Had such system strain been anything other than virtual, the downtime for JPMorgan/Bank One's back office might have been a nightmare of non-working teller systems or bungled access for 25 million on-line customers, among other woes. But by using capacity management and performance-modeling software, Martin and his team put the JPMorgan infrastructure through the ringer only in theory, and pinpointed potential user logjams, compatibility issues and even untapped resources before undertaking actual changes or additions to IT.

"It helped us understand the differences between infrastructure requirements," says Martin of the modeling software developed by Austin, TX-based HyPerformix (and sold to JPMorgan through private labeler Mercury Interactive). Without it, "we would have had to buy the hardware [for testing], or do educated guesses based off of current load results."
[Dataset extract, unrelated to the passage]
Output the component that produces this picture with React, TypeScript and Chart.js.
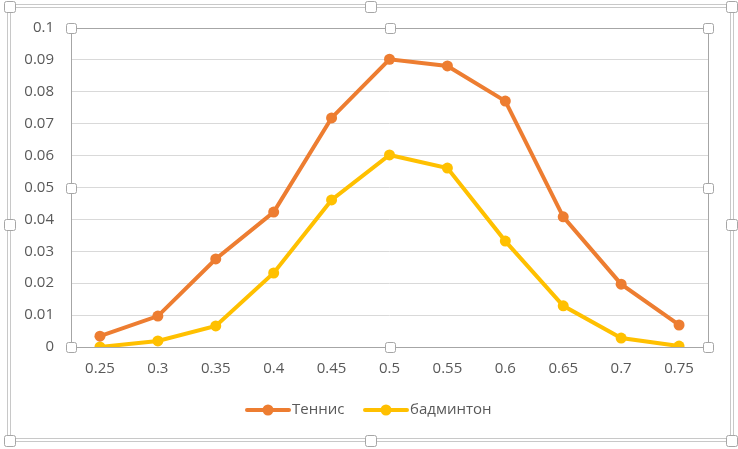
import React, { useEffect, useRef } from "react";
import { Chart, registerables } from "chart.js";

Chart.register(...registerables);

const categories = ["0.25", "0.3", "0.35", "0.4", "0.45", "0.5", "0.55", "0.6", "0.65", "0.7", "0.75"];
const tennis = [0.0034, 0.0097, 0.0276, 0.0423, 0.0718, 0.0902, 0.0881, 0.0771, 0.0408, 0.0197, 0.0069];
const badminton = [0.0, 0.0019, 0.0066, 0.0232, 0.0461, 0.0602, 0.0561, 0.0332, 0.0129, 0.0028, 0.0003];
const yTickLabels = ["0", "0.01", "0.02", "0.03", "0.04", "0.05", "0.06", "0.07", "0.08", "0.09", "0.1"];
const seriesNames = ["Теннис", "бадминтон"];
const seriesColors = ["#ED7D31", "#FFC000"];

const FONT = "'Open Sans', 'DejaVu Sans', sans-serif";
const TEXT = "#595959";

function handle(ctx: CanvasRenderingContext2D, x: number, y: number, s: number) {
  ctx.save();
  ctx.fillStyle = "#ffffff";
  ctx.strokeStyle = "#a6a6a6";
  ctx.lineWidth = 1;
  const h = s / 2;
  ctx.beginPath();
  if ((ctx as any).roundRect) (ctx as any).roundRect(Math.round(x - h) + 0.5, Math.round(y - h) + 0.5, s, s, 2);
  else ctx.rect(Math.round(x - h) + 0.5, Math.round(y - h) + 0.5, s, s);
  ctx.fill();
  ctx.stroke();
  ctx.restore();
}

const decorPlugin = {
  id: "decor",
  beforeDraw(chart: any) {
    const ctx = chart.ctx as CanvasRenderingContext2D;
    ctx.save();
    ctx.fillStyle = "#ffffff";
    ctx.fillRect(0, 0, chart.width, chart.height);
    ctx.strokeStyle = "#c8c8c8";
    ctx.lineWidth = 1;
    ctx.strokeRect(7.5, 4.5, 726, 437);
    ctx.strokeRect(10.5, 7.5, 720, 431);
    ctx.restore();
  },
  afterDraw(chart: any) {
    const ctx = chart.ctx as CanvasRenderingContext2D;
    const a = chart.chartArea;
    ctx.save();
    ctx.strokeStyle = "#a6a6a6";
    ctx.lineWidth = 1;
    ctx.strokeRect(Math.round(a.left) + 0.5, Math.round(a.top) + 0.5, Math.round(a.right - a.left), Math.round(a.bottom - a.top));
    const mx = (a.left + a.right) / 2;
    const my = (a.top + a.bottom) / 2;
    [[a.left, a.top], [mx, a.top], [a.right, a.top], [a.left, my], [a.right, my], [a.left, a.bottom], [mx, a.bottom], [a.right, a.bottom]].forEach(
      ([x, y]) => handle(ctx, x, y, 10)
    );
    [[9, 6], [370, 6], [731, 6], [9, 224], [731, 224], [9, 440], [370, 440], [731, 440]].forEach(([x, y]) => handle(ctx, x, y, 11));

    const ly = 410;
    const entries = [
      { x0: 247, text: seriesNames[0], color: seriesColors[0] },
      { x0: 365, text: seriesNames[1], color: seriesColors[1] },
    ];
    ctx.font = `15px ${FONT}`;
    ctx.textBaseline = "middle";
    ctx.textAlign = "left";
    entries.forEach((e) => {
      ctx.strokeStyle = e.color;
      ctx.lineWidth = 4;
      ctx.lineCap = "round";
      ctx.beginPath();
      ctx.moveTo(e.x0, ly);
      ctx.lineTo(e.x0 + 42, ly);
      ctx.stroke();
      ctx.fillStyle = e.color;
      ctx.beginPath();
      ctx.arc(e.x0 + 21, ly, 5.5, 0, Math.PI * 2);
      ctx.fill();
      ctx.fillStyle = TEXT;
      ctx.fillText(e.text, e.x0 + 45, ly);
    });
    ctx.restore();
  },
};

export default function App() {
  const ref = useRef<HTMLCanvasElement>(null);
  useEffect(() => {
    document.body.style.margin = "0";
    const chart = new Chart(ref.current!, {
      type: "line",
      data: {
        labels: categories,
        datasets: [
          {
            label: seriesNames[0],
            data: tennis,
            borderColor: seriesColors[0],
            backgroundColor: seriesColors[0],
            borderWidth: 4,
            pointRadius: 5.5,
            pointBorderWidth: 0,
            tension: 0,
          },
          {
            label: seriesNames[1],
            data: badminton,
            borderColor: seriesColors[1],
            backgroundColor: seriesColors[1],
            borderWidth: 4,
            pointRadius: 5.5,
            pointBorderWidth: 0,
            tension: 0,
          },
        ],
      },
      options: {
        animation: false,
        responsive: false,
        devicePixelRatio: 1,
        layout: { padding: { left: 0, top: 28, right: 30, bottom: 0 } },
        plugins: { legend: { display: false }, tooltip: { enabled: false } },
        scales: {
          x: {
            type: "category",
            offset: true,
            grid: { display: false, drawTicks: false },
            border: { display: false },
            ticks: { color: TEXT, font: { family: FONT, size: 15 }, padding: 13, maxRotation: 0, autoSkip: false },
            afterFit: (s: any) => {
              s.height = 102;
            },
          },
          y: {
            min: 0,
            max: 0.1,
            grid: { color: "#d9d9d9", lineWidth: 1, drawTicks: false },
            border: { display: false },
            ticks: {
              stepSize: 0.01,
              color: TEXT,
              font: { family: FONT, size: 15 },
              padding: 17,
              callback: (_v: any, i: number) => yTickLabels[i],
            },
            afterFit: (s: any) => {
              s.width = 71;
            },
          },
        },
      },
      plugins: [decorPlugin],
    } as any);
    return () => chart.destroy();
  }, []);
  return (
    <div style={{ position: "absolute", left: 0, top: 0, width: 738, height: 449 }}>
      <canvas ref={ref} width={738} height={449} style={{ width: 738, height: 449, display: "block" }} />
    </div>
  );
}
The virtual testing used by JPMorgan, which has customers in 90 million households through the Chase and Bank One nameplates, may have been one of the largest applications to date of the burgeoning use of pre-deployment modeling assessments in financial services IT.
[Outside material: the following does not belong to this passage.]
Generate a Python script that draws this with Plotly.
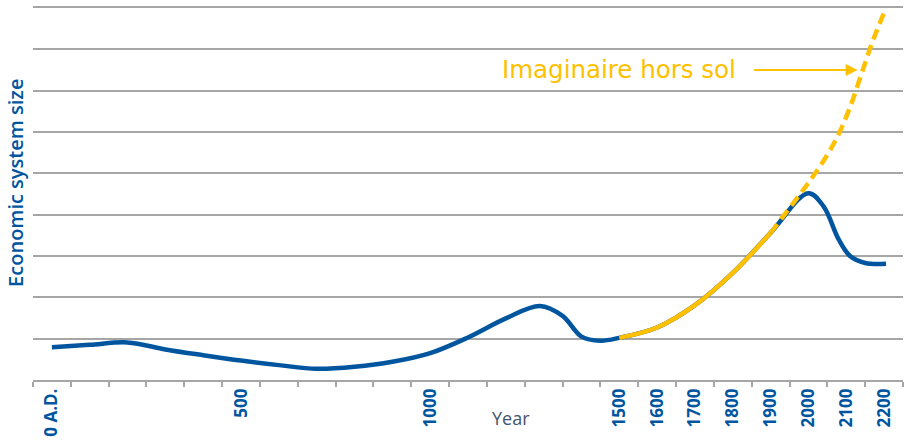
import plotly.graph_objects as go

# Data
blue_years = [0, 100, 200, 300, 400, 500, 600, 700, 800, 900, 1000, 1100, 1200, 1290, 1350, 1400, 1450, 1500,
              1600, 1700, 1800, 1900, 2000, 2040, 2080, 2110, 2150, 2205]
blue_vals = [0.79, 0.85, 0.91, 0.74, 0.60, 0.47, 0.36, 0.27, 0.32, 0.44, 0.65, 1.03, 1.49, 1.79, 1.55, 1.05, 0.95, 1.02,
             1.27, 1.81, 2.59, 3.56, 4.52, 4.2, 3.4, 3.0, 2.83, 2.81]

yellow_solid_years = [1500, 1600, 1700, 1800, 1900]
yellow_solid_vals = [1.02, 1.27, 1.81, 2.59, 3.56]

yellow_dash_years = [1900, 1960, 2010, 2050, 2080, 2110, 2140, 2170, 2205]
yellow_dash_vals = [3.56, 4.28, 4.9, 5.45, 5.95, 6.6, 7.4, 8.2, 9.0]

tick_years = [0, 500, 1000, 1500, 1600, 1700, 1800, 1900, 2000, 2100, 2200]
tick_labels = ["0 A.D.", "500", "1000", "1500", "1600", "1700", "1800", "1900", "2000", "2100", "2200"]
minor_ticks = [y - 50 for y in range(0, 2301, 100)]

BLUE = "#00559F"
YELLOW = "#FFC000"
GRID = "#A6A6A6"

fig = go.Figure()
fig.add_trace(go.Scatter(x=blue_years, y=blue_vals, mode="lines",
                         line=dict(color=BLUE, width=4.5, shape="spline", smoothing=1.0)))
fig.add_trace(go.Scatter(x=yellow_solid_years, y=yellow_solid_vals, mode="lines",
                         line=dict(color=YELLOW, width=4.5, shape="spline", smoothing=1.0)))
fig.add_trace(go.Scatter(x=yellow_dash_years, y=yellow_dash_vals, mode="lines",
                         line=dict(color=YELLOW, width=4.5, shape="spline", smoothing=1.0, dash="11px,6px")))

fig.update_layout(
    width=905, height=441,
    margin=dict(l=33, r=2, t=8, b=61, autoexpand=False),
    paper_bgcolor="white", plot_bgcolor="white",
    showlegend=False,
    xaxis=dict(range=[-50, 2250], tickmode="array", tickvals=tick_years, ticktext=tick_labels,
               tickangle=-90, ticks="", showgrid=False, zeroline=False, automargin=False,
               showline=True, mirror=True, linecolor=GRID, linewidth=1.5,
               tickfont=dict(family="Open Sans", size=17, color=BLUE, weight="bold"),
               minor=dict(tickmode="array", tickvals=minor_ticks, ticks="outside", ticklen=5,
                          tickcolor=GRID, tickwidth=1.5, showgrid=False)),
    yaxis=dict(range=[0, 9], dtick=1, showgrid=True, gridcolor=GRID, gridwidth=1.5, automargin=False,
               showticklabels=False, zeroline=False, ticks=""),
)

fig.add_annotation(text="Economic system size", xref="paper", yref="paper",
                   x=-0.0195, y=0.53, textangle=-90, showarrow=False,
                   xanchor="center", yanchor="middle",
                   font=dict(family="Open Sans", size=20, color=BLUE, weight=600))
fig.add_annotation(text="Year", xref="paper", yref="paper",
                   x=(511 - 33) / 870, y=-(418 - 380) / 372, showarrow=False,
                   xanchor="center", yanchor="middle",
                   font=dict(family="Open Sans", size=18, color="#44546A"))
fig.add_annotation(text="Imaginaire hors sol", xref="paper", yref="paper",
                   x=(500 - 33) / 870, y=(380 - 70) / 372, showarrow=False,
                   xanchor="left", yanchor="middle",
                   font=dict(family="DejaVu Sans", size=24.5, color=YELLOW))
fig.add_annotation(text="", x=2130, y=7.5, ax=-105, ay=0, showarrow=True,
                   arrowhead=2, arrowsize=1.2, arrowwidth=2, arrowcolor=YELLOW)

fig.write_html("out.html", config={"displayModeBar": False},
               post_script="document.body.style.margin='0';document.body.style.overflow='hidden';")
Most banks and their vendors continue to buy cheap servers for traditional load testing. But more banks and CIOs are starting to realize the long-term costs of ignoring capacity planning, and the folly of adding hardware that doesn't solve inter-application conflicts, according to HyPerformix CEO Noel Barnard. "We're giving them the ability to make more intelligent decisions about how they buy and acquire hardware," says Bernard. "In the past what customers did was just buy more servers. ...And we've reached a point where that no longer makes sense. It's not responsible."

Glenn O'Donnell, a frequent critic of IT organizational practices at financial services firms, says other complex systems are engineered in this manner. "Build a bridge-you have to model it. Build a skyscraper-you model it. You subject it to all sorts of conditions to make sure it's going to survive under realistic conditions." Yet fewer than 25 percent of applications deployed on distributed systems of IT organizations are effectively modeled and tested for capacity management or performance, according to Gartner.
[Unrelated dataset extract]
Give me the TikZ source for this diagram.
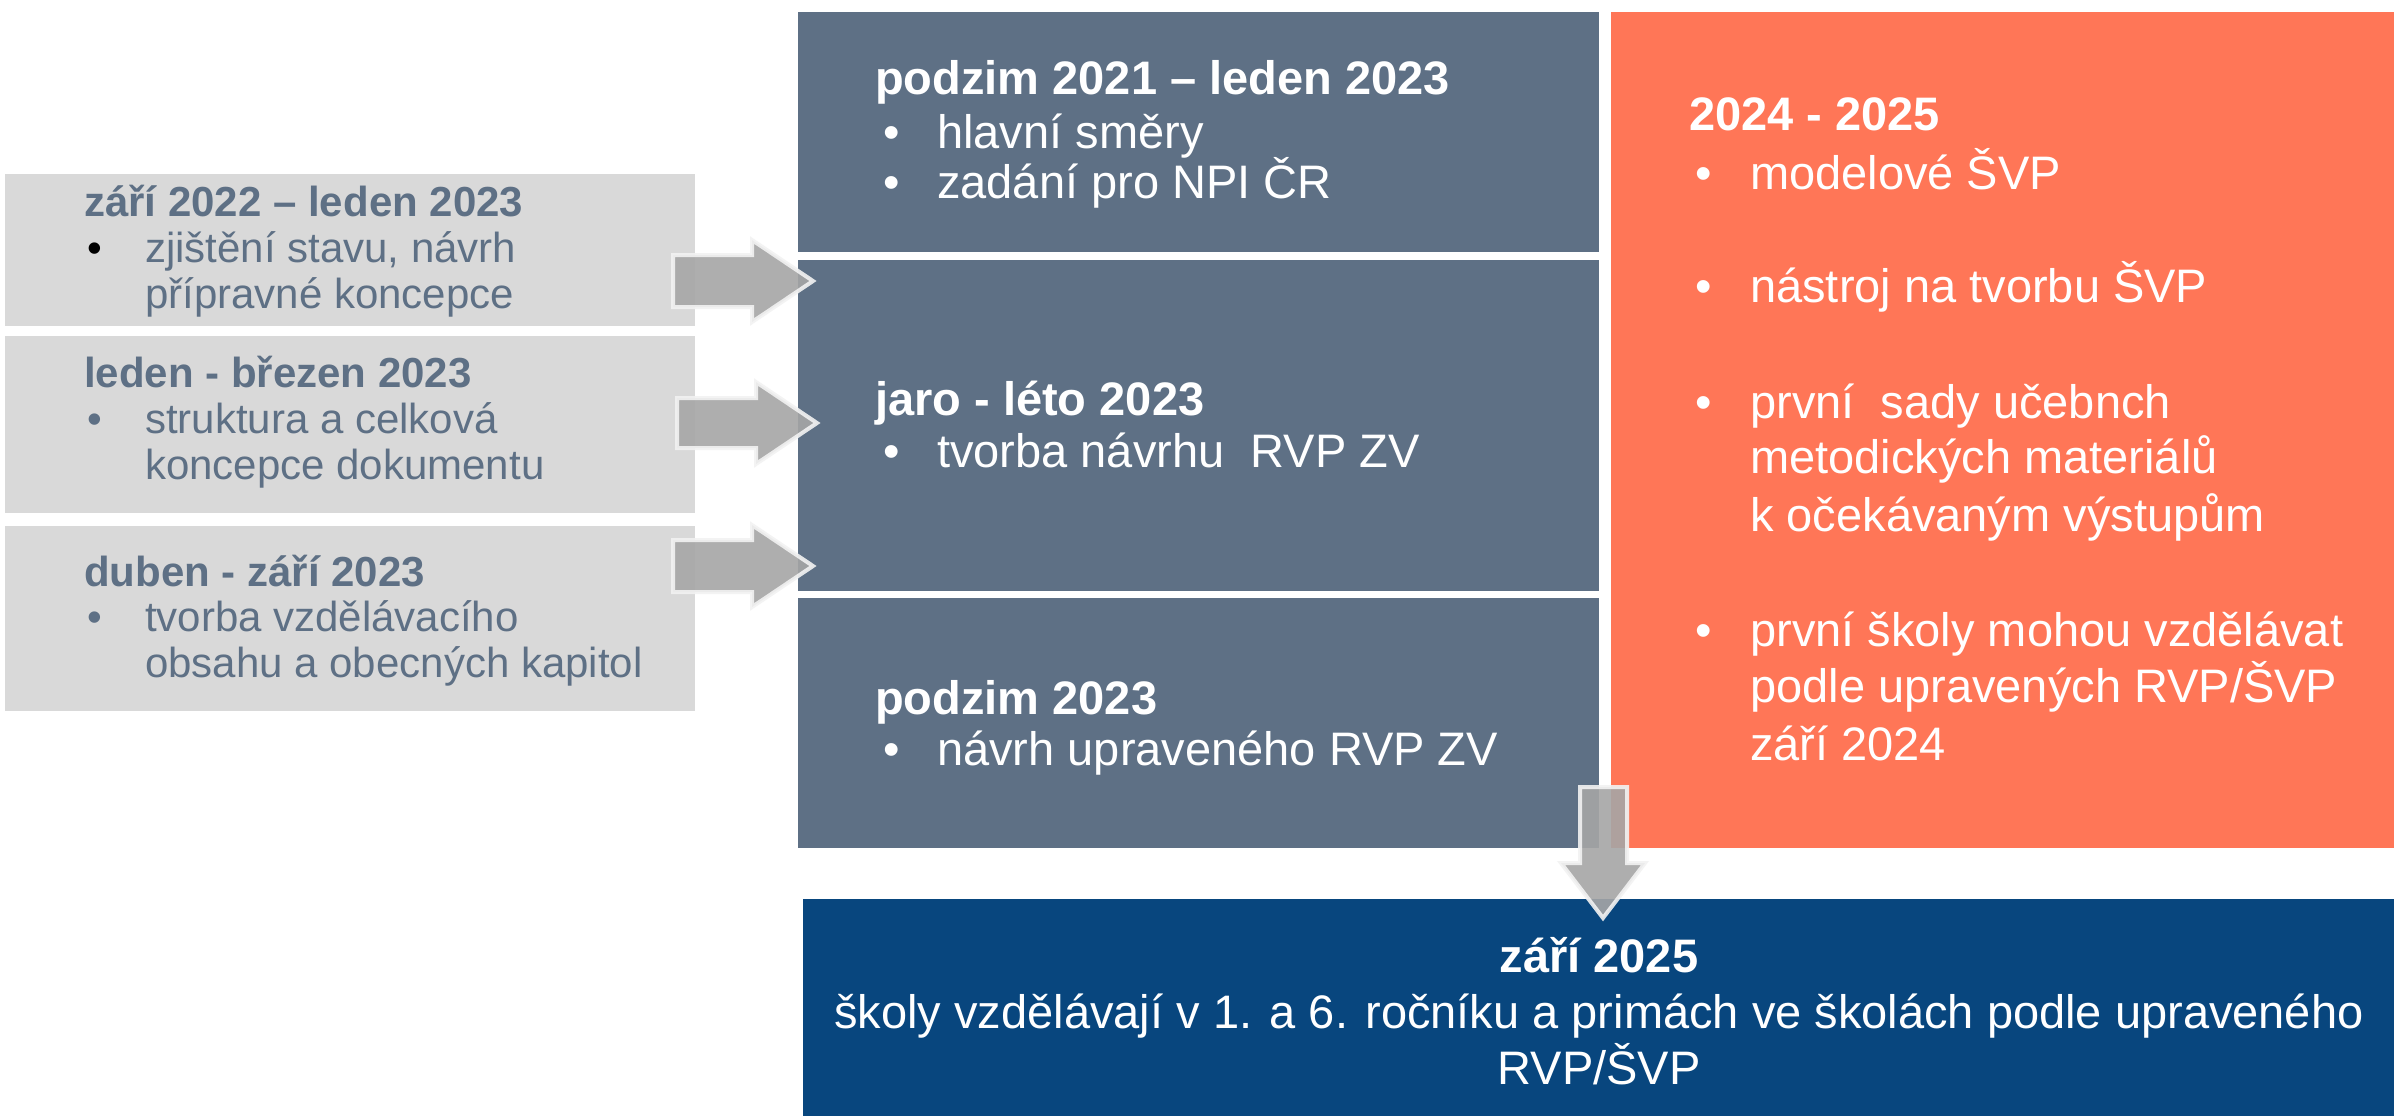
\documentclass[tikz,border=0pt]{standalone}
\usepackage{fontspec}
\setmainfont{Liberation Sans}
\definecolor{slate}{HTML}{5E7085}
\definecolor{coral}{HTML}{FF7657}
\definecolor{navy}{HTML}{08467E}
\definecolor{lgray}{HTML}{D9D9D9}
\definecolor{arrowgray}{HTML}{A6A6A6}
\definecolor{arrowedge}{HTML}{F2F2F2}
\tikzset{
  slatebox/.style={fill=slate},
  lefttxt/.style={anchor=base west, inner sep=0pt, text=slate, font=\fontsize{42}{46}\selectfont},
  lefthead/.style={lefttxt, font=\fontsize{42}{46}\selectfont\bfseries},
  whitetxt/.style={anchor=base west, inner sep=0pt, text=white, font=\fontsize{47}{52}\selectfont},
  whitehead/.style={whitetxt, font=\fontsize{47}{52}\selectfont\bfseries},
  navytxt/.style={anchor=base, inner sep=0pt, text=white, font=\fontsize{47}{52}\selectfont},
  blockarrow/.style={fill=arrowgray, fill opacity=0.9, draw=arrowedge, draw opacity=0.9, line width=4pt, line join=miter}
}
\begin{document}
\begin{tikzpicture}[x=1pt,y=-1pt]
\useasboundingbox (0,0) rectangle (2394,1116);
\fill[white] (0,0) rectangle (2394,1116);
% left gray boxes
\fill[lgray] (5,174) rectangle (695,326);
\fill[lgray] (5,336) rectangle (695,513);
\fill[lgray] (5,526) rectangle (695,711);
% slate boxes
\fill[slate] (798,12) rectangle (1599,252);
\fill[slate] (798,260) rectangle (1599,591);
\fill[slate] (798,598) rectangle (1599,848);
% orange box
\fill[coral] (1611,12) rectangle (2394,848);
% navy box
\fill[navy] (803,899) rectangle (2394,1116);

% left texts
\node[lefthead] (l1h) at (84,216) {září 2022 – leden 2023};
\node[lefttxt, text=black] (l1b) at (87,262) {•};
\node[lefttxt] (l1a) at (145,262) {zjištění stavu, návrh};
\node[lefttxt] (l1c) at (145,308) {přípravné koncepce};
\node[lefthead] (l2h) at (84,387) {leden - březen 2023};
\node[lefttxt] (l2b) at (87,433) {•};
\node[lefttxt] (l2a) at (145,433) {struktura a celková};
\node[lefttxt] (l2c) at (145,479) {koncepce dokumentu};
\node[lefthead] (l3h) at (84,586) {duben - září 2023};
\node[lefttxt] (l3b) at (87,631) {•};
\node[lefttxt] (l3a) at (145,631) {tvorba vzdělávacího};
\node[lefttxt] (l3c) at (145,677) {obsahu a obecných kapitol};

% slate texts
\node[whitehead] (s1h) at (875,94) {podzim 2021 – leden 2023};
\node[whitetxt] (s1b1) at (883,148) {•};
\node[whitetxt] (s1a) at (937,148) {hlavní směry};
\node[whitetxt] (s1b2) at (883,198) {•};
\node[whitetxt] (s1c) at (937,198) {zadání pro NPI ČR};
\node[whitehead] (s2h) at (875,415) {jaro - léto 2023};
\node[whitetxt] (s2b) at (883,467) {•};
\node[whitetxt] (s2a) at (937,467) {tvorba návrhu\ \ RVP ZV};
\node[whitehead] (s3h) at (875,714) {podzim 2023};
\node[whitetxt] (s3b) at (883,765) {•};
\node[whitetxt] (s3a) at (937,765) {návrh upraveného RVP ZV};

% orange texts
\node[whitehead] (oh) at (1689,130) {2024 - 2025};
\node[whitetxt] (ob1) at (1695,189) {•};
\node[whitetxt] (o1) at (1750,189) {modelové ŠVP};
\node[whitetxt] (ob2) at (1695,302) {•};
\node[whitetxt] (o2) at (1750,302) {nástroj na tvorbu ŠVP};
\node[whitetxt] (ob3) at (1695,418) {•};
\node[whitetxt] (o3a) at (1750,418) {první\ \ sady učebnch};
\node[whitetxt] (o3b) at (1750,473) {metodických materiálů};
\node[whitetxt] (o3c) at (1750,531) {k očekávaným výstupům};
\node[whitetxt] (ob4) at (1695,646) {•};
\node[whitetxt] (o4a) at (1750,646) {první školy mohou vzdělávat};
\node[whitetxt] (o4b) at (1750,702) {podle upravených RVP/ŠVP};
\node[whitetxt] (o4c) at (1750,760) {září 2024};

% navy texts
\node[navytxt, font=\fontsize{47}{52}\selectfont\bfseries] (nh) at (1599,972) {září 2025};
\node[navytxt] (n1) at (1599,1028) {školy vzdělávají v 1. a 6. ročníku a primách ve školách podle upraveného};
\node[navytxt] (n2) at (1599,1084) {RVP/ŠVP};

% block arrows
\draw[blockarrow] (673,255) -- (752,255) -- (752,240) -- (813,281) -- (752,322) -- (752,307) -- (673,307) -- cycle;
\draw[blockarrow] (677,398) -- (756,398) -- (756,382) -- (817,423) -- (756,464) -- (756,448) -- (677,448) -- cycle;
\draw[blockarrow] (673,540) -- (752,540) -- (752,525) -- (813,566) -- (752,607) -- (752,592) -- (673,592) -- cycle;
\draw[blockarrow] (1580,787) -- (1627,787) -- (1627,863) -- (1645,863) -- (1603,918) -- (1561,863) -- (1580,863) -- cycle;
\end{tikzpicture}
\end{document}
The shortcoming is often the inefficient use of excess capacity as much as system logjams, says Theresa Lanowitz, research director for applications and development at Gartner. "Performance has been second to features and functionalities...and getting under budget, rather than whether it's going to perform," she says.

Besides HyPerformix (launched 16 years ago as Scientific Engineering Software) firms are turning to outsourcers such as IBM Tivoli, OPNET and Compuware for modeling programs, and analytical solutions from Netuitive, ProactiveNet and Panacya.

Martin was well aware of the need for testing when challenged with the JPMorgan/Bank One consolidation. In a July presentation to a Midwest computer professionals group, Martin noted the new bank had 500 applications in the retail division alone. With a history of little success with first-time installs and multiple failed changes, it was hard to grasp how the bank would achieve goals of reducing IT expenses by $100 million and production outages by 10 percent without testing.

Trying to find new economies of scale at the nation's No.2 bank might have proved unwieldy without the virtual lab constructed for JPMorgan. Martin says the institution modeled several applications across several operations, and validated several components, including teller systems, the branch-server environment, middle-layer servers and mainframe requirements. The modeling also pointed the way to a new two-way server system, instead of more expensive four-way servers-which cost an additional $20,000 a pop.

Modeling is only part of the overall pre-deployment testing process at JPMorgan, which includes load and stress testing service-level expectations and maximum efficiency of applications. Duration testing is also part of the framework of IT validation in discovering potential long-term performance degradation. "It's not just the modeling" involved with capacity planning, Martin says, "it's the end-to-end view of your applications."